# Written instruction
Retype everything in the listing, leaving each line exactly as it is.

** Start of Source data **

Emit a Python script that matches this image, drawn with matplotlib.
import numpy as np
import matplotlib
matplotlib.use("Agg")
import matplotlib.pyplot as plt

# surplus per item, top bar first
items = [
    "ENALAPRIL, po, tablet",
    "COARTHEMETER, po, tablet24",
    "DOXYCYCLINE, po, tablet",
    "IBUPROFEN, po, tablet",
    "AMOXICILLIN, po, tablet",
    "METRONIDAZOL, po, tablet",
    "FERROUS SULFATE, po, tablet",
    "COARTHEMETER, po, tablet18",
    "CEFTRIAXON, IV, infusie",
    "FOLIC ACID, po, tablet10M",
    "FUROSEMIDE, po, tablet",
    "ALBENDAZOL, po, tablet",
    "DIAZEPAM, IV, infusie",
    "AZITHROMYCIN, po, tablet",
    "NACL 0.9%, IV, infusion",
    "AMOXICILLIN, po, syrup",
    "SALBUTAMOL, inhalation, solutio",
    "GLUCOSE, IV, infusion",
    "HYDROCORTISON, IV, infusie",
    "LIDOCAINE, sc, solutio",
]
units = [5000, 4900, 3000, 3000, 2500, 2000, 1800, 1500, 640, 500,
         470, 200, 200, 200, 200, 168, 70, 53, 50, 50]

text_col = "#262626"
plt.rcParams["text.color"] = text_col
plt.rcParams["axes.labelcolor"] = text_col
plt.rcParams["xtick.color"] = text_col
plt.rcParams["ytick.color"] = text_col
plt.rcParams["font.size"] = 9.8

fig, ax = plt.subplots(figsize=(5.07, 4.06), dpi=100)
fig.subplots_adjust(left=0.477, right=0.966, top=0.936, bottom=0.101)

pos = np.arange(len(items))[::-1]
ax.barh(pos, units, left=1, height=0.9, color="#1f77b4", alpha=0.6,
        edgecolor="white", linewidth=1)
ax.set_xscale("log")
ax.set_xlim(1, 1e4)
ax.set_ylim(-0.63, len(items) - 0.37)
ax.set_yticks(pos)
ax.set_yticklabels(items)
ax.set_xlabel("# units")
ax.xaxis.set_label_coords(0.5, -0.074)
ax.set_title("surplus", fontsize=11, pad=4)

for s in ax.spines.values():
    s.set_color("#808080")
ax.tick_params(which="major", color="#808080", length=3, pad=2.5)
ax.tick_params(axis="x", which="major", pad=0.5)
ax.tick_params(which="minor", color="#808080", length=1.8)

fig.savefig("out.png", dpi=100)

** End of Source data **

# Correct output
Emit a Python script that matches this image, drawn with matplotlib.
import numpy as np
import matplotlib
matplotlib.use("Agg")
import matplotlib.pyplot as plt

# surplus per item, top bar first
items = [
    "ENALAPRIL, po, tablet",
    "COARTHEMETER, po, tablet24",
    "DOXYCYCLINE, po, tablet",
    "IBUPROFEN, po, tablet",
    "AMOXICILLIN, po, tablet",
    "METRONIDAZOL, po, tablet",
    "FERROUS SULFATE, po, tablet",
    "COARTHEMETER, po, tablet18",
    "CEFTRIAXON, IV, infusie",
    "FOLIC ACID, po, tablet10M",
    "FUROSEMIDE, po, tablet",
    "ALBENDAZOL, po, tablet",
    "DIAZEPAM, IV, infusie",
    "AZITHROMYCIN, po, tablet",
    "NACL 0.9%, IV, infusion",
    "AMOXICILLIN, po, syrup",
    "SALBUTAMOL, inhalation, solutio",
    "GLUCOSE, IV, infusion",
    "HYDROCORTISON, IV, infusie",
    "LIDOCAINE, sc, solutio",
]
units = [5000, 4900, 3000, 3000, 2500, 2000, 1800, 1500, 640, 500,
         470, 200, 200, 200, 200, 168, 70, 53, 50, 50]

text_col = "#262626"
plt.rcParams["text.color"] = text_col
plt.rcParams["axes.labelcolor"] = text_col
plt.rcParams["xtick.color"] = text_col
plt.rcParams["ytick.color"] = text_col
plt.rcParams["font.size"] = 9.8

fig, ax = plt.subplots(figsize=(5.07, 4.06), dpi=100)
fig.subplots_adjust(left=0.477, right=0.966, top=0.936, bottom=0.101)

pos = np.arange(len(items))[::-1]
ax.barh(pos, units, left=1, height=0.9, color="#1f77b4", alpha=0.6,
        edgecolor="white", linewidth=1)
ax.set_xscale("log")
ax.set_xlim(1, 1e4)
ax.set_ylim(-0.63, len(items) - 0.37)
ax.set_yticks(pos)
ax.set_yticklabels(items)
ax.set_xlabel("# units")
ax.xaxis.set_label_coords(0.5, -0.074)
ax.set_title("surplus", fontsize=11, pad=4)

for s in ax.spines.values():
    s.set_color("#808080")
ax.tick_params(which="major", color="#808080", length=3, pad=2.5)
ax.tick_params(axis="x", which="major", pad=0.5)
ax.tick_params(which="minor", color="#808080", length=1.8)

fig.savefig("out.png", dpi=100)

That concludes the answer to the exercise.